Mohon tunggu...
Endrapta Ibrahim Pramudhiaz
Endrapta Ibrahim Pramudhiaz Mohon Tunggu... Jurnalis - Pemula

Mempunyai keinginan untuk membangkitkan kembali semangat menulis yang pernah ada.

Selanjutnya

Tutup

Bola Pilihan

Saya Pernah Bermimpi untuk Menjadi Komentator, Namun...

28 April 2021   19:16 Diperbarui: 28 April 2021   19:22 378
+
Laporkan Konten
Laporkan Akun
Kompasiana adalah platform blog. Konten ini menjadi tanggung jawab bloger dan tidak mewakili pandangan redaksi Kompas.
Lihat foto
Bola. Sumber ilustrasi: FREEPIK/Freepik

Saya ingat sekali kalau salah satu impian saya saat kecil adalah menjadi komentator sepak bola di tv. Bayangkan saja, kamu dibayar untuk berbicara mengenai hal yang digemari, sekaligus bisa menonton tayangannya secara gratis.

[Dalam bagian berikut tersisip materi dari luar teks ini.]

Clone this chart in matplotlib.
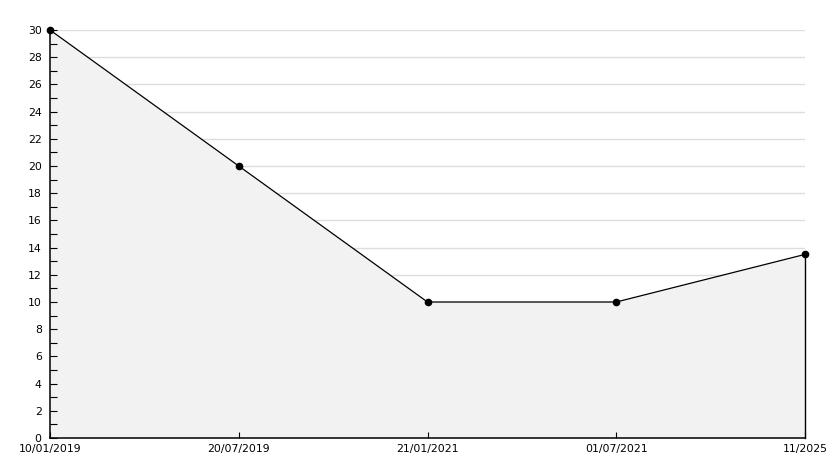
import matplotlib
matplotlib.use("Agg")
import matplotlib.pyplot as plt
from matplotlib.ticker import MultipleLocator

dates = ["10/01/2019", "20/07/2019", "21/01/2021", "01/07/2021", "11/2025"]
values = [30, 20, 10, 10, 13.5]
grid_levels = list(range(2, 31, 2))

fig = plt.figure(figsize=(8.34, 4.68), dpi=100)
ax = fig.add_axes([50 / 834, 30 / 468, 755 / 834, 408 / 468])

x = list(range(len(dates)))

# grid lines sit behind the filled area
ax.hlines(grid_levels, x[0], x[-1], color="#dddddd", lw=1, zorder=0)
ax.fill_between(x, 0, values, color="#f2f2f2", lw=0, zorder=1)
ax.plot(x, values, color="black", lw=0.9, marker="o", markersize=4.5,
        zorder=3, clip_on=False)
# right edge of the filled area
ax.plot([x[-1], x[-1]], [0, values[-1]], color="black", lw=1, zorder=3,
        clip_on=False)

ax.set_xlim(x[0], x[-1])
ax.set_ylim(0, 30)
ax.set_xticks(x)
ax.set_xticklabels(dates)
ax.yaxis.set_major_locator(MultipleLocator(2))
ax.yaxis.set_minor_locator(MultipleLocator(1))

for s in ["top", "right"]:
    ax.spines[s].set_visible(False)
for s in ["left", "bottom"]:
    ax.spines[s].set_linewidth(1.1)

ax.tick_params(axis="y", which="both", direction="in", length=5, width=0.8,
               labelsize=7.8, pad=6)
ax.tick_params(axis="x", direction="in", length=4, width=0.8, labelsize=7.8, pad=4)

fig.savefig("out.png", dpi=100)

Satu hal yang pasti, saya selalu menggemari bagaimana para komentator bisa berbicara fakta dan mengutarakan opini mereka dengan lugas di setiap momen pertandingan.

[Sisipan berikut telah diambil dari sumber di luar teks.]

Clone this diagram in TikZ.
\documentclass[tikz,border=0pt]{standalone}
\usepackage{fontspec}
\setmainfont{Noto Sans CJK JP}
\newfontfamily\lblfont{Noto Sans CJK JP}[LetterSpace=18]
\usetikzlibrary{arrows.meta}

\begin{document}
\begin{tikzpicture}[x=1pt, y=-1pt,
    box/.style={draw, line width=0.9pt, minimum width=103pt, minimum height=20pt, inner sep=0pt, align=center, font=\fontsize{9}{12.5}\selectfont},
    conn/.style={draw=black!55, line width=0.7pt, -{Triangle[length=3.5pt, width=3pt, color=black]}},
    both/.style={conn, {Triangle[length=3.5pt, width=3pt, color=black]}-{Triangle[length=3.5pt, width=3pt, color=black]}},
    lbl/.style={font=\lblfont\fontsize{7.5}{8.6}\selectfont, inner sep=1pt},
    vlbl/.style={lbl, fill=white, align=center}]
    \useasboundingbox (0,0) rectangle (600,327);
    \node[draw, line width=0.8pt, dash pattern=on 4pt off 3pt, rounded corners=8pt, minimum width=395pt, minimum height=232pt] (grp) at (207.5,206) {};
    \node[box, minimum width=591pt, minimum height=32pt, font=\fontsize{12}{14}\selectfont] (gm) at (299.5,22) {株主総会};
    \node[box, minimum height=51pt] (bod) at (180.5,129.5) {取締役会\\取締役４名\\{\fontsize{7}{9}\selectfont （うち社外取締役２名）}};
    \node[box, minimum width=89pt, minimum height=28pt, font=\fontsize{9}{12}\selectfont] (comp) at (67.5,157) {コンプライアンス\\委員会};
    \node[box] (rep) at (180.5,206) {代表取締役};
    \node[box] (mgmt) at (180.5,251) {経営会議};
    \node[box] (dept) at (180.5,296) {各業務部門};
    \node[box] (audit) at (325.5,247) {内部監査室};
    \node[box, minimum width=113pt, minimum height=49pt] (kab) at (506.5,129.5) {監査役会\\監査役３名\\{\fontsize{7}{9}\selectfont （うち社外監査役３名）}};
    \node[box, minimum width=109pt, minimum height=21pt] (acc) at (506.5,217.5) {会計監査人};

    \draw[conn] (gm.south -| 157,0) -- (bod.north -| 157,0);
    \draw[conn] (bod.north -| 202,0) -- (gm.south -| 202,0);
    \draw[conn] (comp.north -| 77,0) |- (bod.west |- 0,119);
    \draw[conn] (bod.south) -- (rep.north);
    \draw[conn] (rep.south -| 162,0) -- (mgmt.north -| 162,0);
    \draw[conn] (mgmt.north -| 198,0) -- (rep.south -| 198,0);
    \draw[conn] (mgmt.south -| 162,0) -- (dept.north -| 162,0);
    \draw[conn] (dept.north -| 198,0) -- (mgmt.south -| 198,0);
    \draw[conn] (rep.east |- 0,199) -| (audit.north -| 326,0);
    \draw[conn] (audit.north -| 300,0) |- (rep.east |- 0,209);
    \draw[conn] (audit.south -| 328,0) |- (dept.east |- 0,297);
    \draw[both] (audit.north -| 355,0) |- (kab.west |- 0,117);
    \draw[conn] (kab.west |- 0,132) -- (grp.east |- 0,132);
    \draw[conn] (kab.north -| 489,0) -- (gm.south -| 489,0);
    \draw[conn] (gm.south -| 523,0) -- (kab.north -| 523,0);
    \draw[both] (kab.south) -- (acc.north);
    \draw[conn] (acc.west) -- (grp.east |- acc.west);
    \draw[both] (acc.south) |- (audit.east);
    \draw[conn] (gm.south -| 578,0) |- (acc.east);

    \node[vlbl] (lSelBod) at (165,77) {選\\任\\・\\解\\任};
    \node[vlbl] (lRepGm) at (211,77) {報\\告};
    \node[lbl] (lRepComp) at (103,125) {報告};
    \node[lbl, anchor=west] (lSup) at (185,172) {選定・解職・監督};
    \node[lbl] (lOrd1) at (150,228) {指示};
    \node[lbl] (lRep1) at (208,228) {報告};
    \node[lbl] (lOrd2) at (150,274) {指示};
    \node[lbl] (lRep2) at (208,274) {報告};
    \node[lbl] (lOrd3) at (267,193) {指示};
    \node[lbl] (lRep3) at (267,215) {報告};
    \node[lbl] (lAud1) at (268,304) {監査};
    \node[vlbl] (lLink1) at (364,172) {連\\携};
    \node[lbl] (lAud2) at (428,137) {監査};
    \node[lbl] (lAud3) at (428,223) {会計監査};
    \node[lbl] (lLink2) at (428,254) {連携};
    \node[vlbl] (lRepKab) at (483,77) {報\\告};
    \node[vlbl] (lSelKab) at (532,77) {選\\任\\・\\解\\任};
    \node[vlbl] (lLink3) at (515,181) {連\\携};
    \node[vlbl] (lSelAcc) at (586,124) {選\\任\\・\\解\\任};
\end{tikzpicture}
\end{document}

Di situ saya sadar kalau menjadi komentator bisa membuka peluang saya untuk bisa belajar lebih banyak lagi mengenai sepak bola. Saya pun mulai belajar cara meraih mimpi sebagai komentator.

Dengan menganalisis komentator-komentator yang sering saya saksikan, saya mematok standar pribadi untuk menjadi komentator. Pada standar itu, minimal harus memiliki keahlian yang cukup membaca jalannya pertandingan dan wawasan yang luas terhadap isu seputar tim yang sedang bertanding. Alangkah kecewanya saya saat mengetahui kalau standar itu tidak relevan lagi karena kehadiran komentator yang bermodalkan hiperbola di setiap pertandingannya.

Almarhum Bung Yopie Beda selalu dengan senantiasa menghiasi pertandingan Liga Indonesia ini berhasil menambah warna pada pertandingan-pertandingannya. Komentar Alm. Bung Yopie yang tenang dalam setiap menit pertandingannya juga menambah kekhusyukan saya dalam menonton. Deskripsi tiap momen yang terjadi juga beliau jelaskan dengan rinci. Saat ada peluang tercipta, ulasannya berhasil membuat saya terkesima serta ngangguk-ngangguk setuju.

Namun, komentator saat ini cukup menambahkan diksi antah berantah seperti "Babyshark syalalalala", "Umpan 378", "Tendangan LDR," dan lain-lain. Kadang hal itu membuat saya heran, saat interview sebelum jadi komentator itu ada uji kelayakannya atau tidak? Kalau tidak, parah sekali. Untuk menjadi agen asuransi saja, dibutuhkan uji kelayakan sebelum bisa menjadi bagian dari asuransi tersebut.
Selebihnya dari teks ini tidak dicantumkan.